Come tutti i maestri del cinema, anche Polanski fa sempre lo stesso film la cui sostanza poetica resta identica pur nella variazione dei temi e delle forme adottati. Questo vale a partire dall’opera di esordio Il coltello nell’acqua (1962) fino all’ultimo La venere in pelliccia ( 2013) attualmente nelle sale. Quali che siano i generi utilizzati dal regista, l’elemento ricorrente nelle sue opere è una struttura circolare in seguito alla quale la situazione descritta non progredisce mai realmente rispetto al dato iniziale.
Ogni volta la dimensione dell’assurdo si configura come una vera ananche contro cui gli sforzi dei protagonisti si rivelano alla fine vani. Il carattere illusorio di ogni azione tendente a contrastare la logica di questa necessità viene reso, sul piano della struttura narrativa, dalla coincidenza, nel senso o nella figurazione, dell’ultima inquadratura di ogni film con la prima. In tal modo un ferreo determinismo frustra l’evoluzione del récit e fa sì che le stesse cose ritornino anche, e sopratutto, quando sembravano essere state definitivamente superate (Chinatown,1974). Lo svolgimento del racconto rinvia ogni volta ad una sfiducia radicale nella Storia, ad una concezione ciclica del Tempo che pone in dubbio le possibilità di successo dell’homo faber e presuppone la presenza di una Colpa originaria che pesa sull’Uomo, quell’Uomo che, secondo la cultura ebraica alla quale Polanski appartiene, è colpevole per il solo fatto di essere nato (proprio come accade al Joseph K., protagonista del romanzo Il processo dell’altro grande ebreo maestro dell’assurdo Kafka).
Questa concezione antiumanistica viene evidenziata dal particolare genere preferito dal regista, un genere che, anche se camuffato da tanti altri generi, resta sempre quello dell’”apologo morale”. Da tale scelta deriva il marcato antipsicologismo che caratterizza la filmografia polanskiana, dove i personaggi, più che creature a tutto tondo, risultano essere schemi di comportamento, elementi di un Meccanismo da cui essi sono agiti anche quando credono di agire per loro volontà. Per questo motivo, le opere più riuscite di Polanski sono quelle dove la chiave allegorica o allucinatoria prevale su quella psicologica (come nei primi cortometraggi e come in Cul de sac, 1966, e in Repulsion, 1965), opere in cui si realizza un vero “cinema della crudeltà”, che supera ogni limite naturalistico.

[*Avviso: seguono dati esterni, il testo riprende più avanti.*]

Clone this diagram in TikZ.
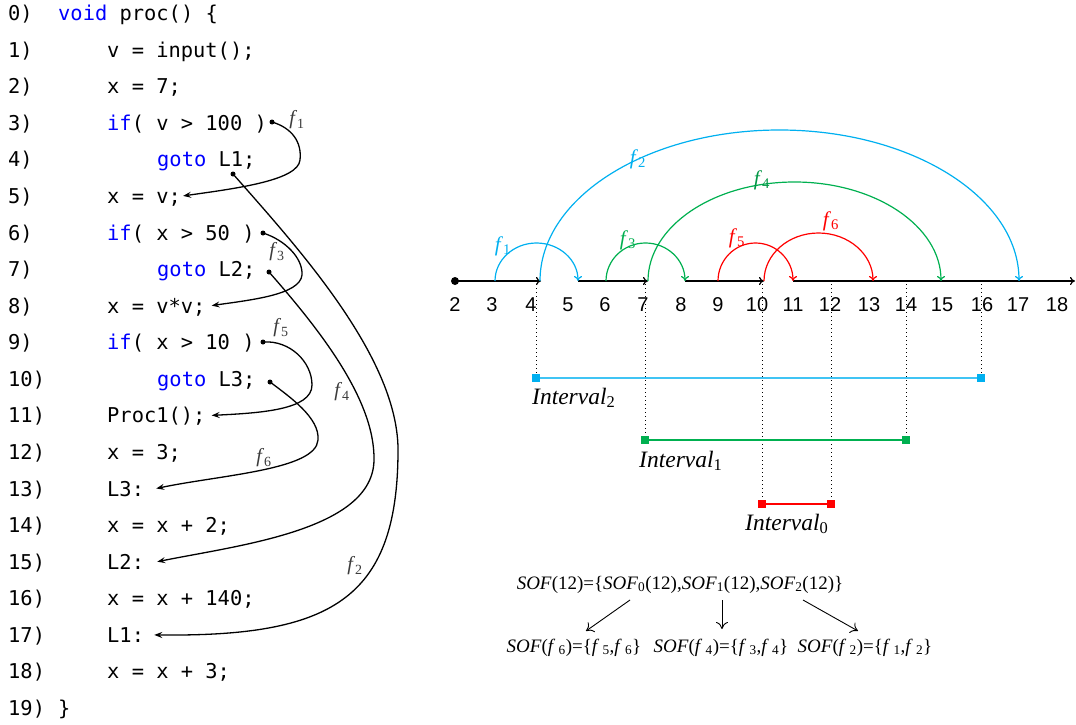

La natura “bloccata” della realtà vista da Polanski esclude, tuttavia, la presenza di una dimensione “tragica” poiché nei suoi film non esiste mai una vera opposizione alla Necessità (o Fato, o Storia che dir si voglia), manca, cioè, quel secondo termine di una dialettica che, solo, potrebbe garantire una opposizione decisiva all’Assurdo. Tutti i personaggi sono sempre destinati a cedere al richiamo del Negativo, a farsi inconsci seguaci di Satana anche quando seguono fedelmente il magistero del Papa (la sposina di Rosemary’s baby,1968). Mentre nella tragedia è implicata una “rottura” capace di confutare il grande Piano, in Polanski, al contrario, ogni scelta non fa che riconfermare l’attuazione ineluttabile di esso (l’urlo con cui si apre e si chiude L’inquilino del terzo piano,1976).
Di questa resa all’assurdo fa fede anche quella che sembra essere l’opera più “positiva” del regista, Il pianista (2002), dove l’apparente lieto fine viene messo in dubbio dalla morte, ingiusta, dell’ufficiale tedesco ( cioè del “buono” che salva la vita al protagonista, ma che in cambio di ciò non viene salvato a sua volta da Dio per la sua opera dettata da grande umanità, ma finisce barbaramente fucilato dai soldati sovietici “liberatori”).
Suscitare il dubbio, sempre e comunque, è il compito che Polanski si è impegnato a fare con il suo cinema e di questo dobbiamo essergli riconoscenti in un’epoca di ottuse certezze pubbliche e private.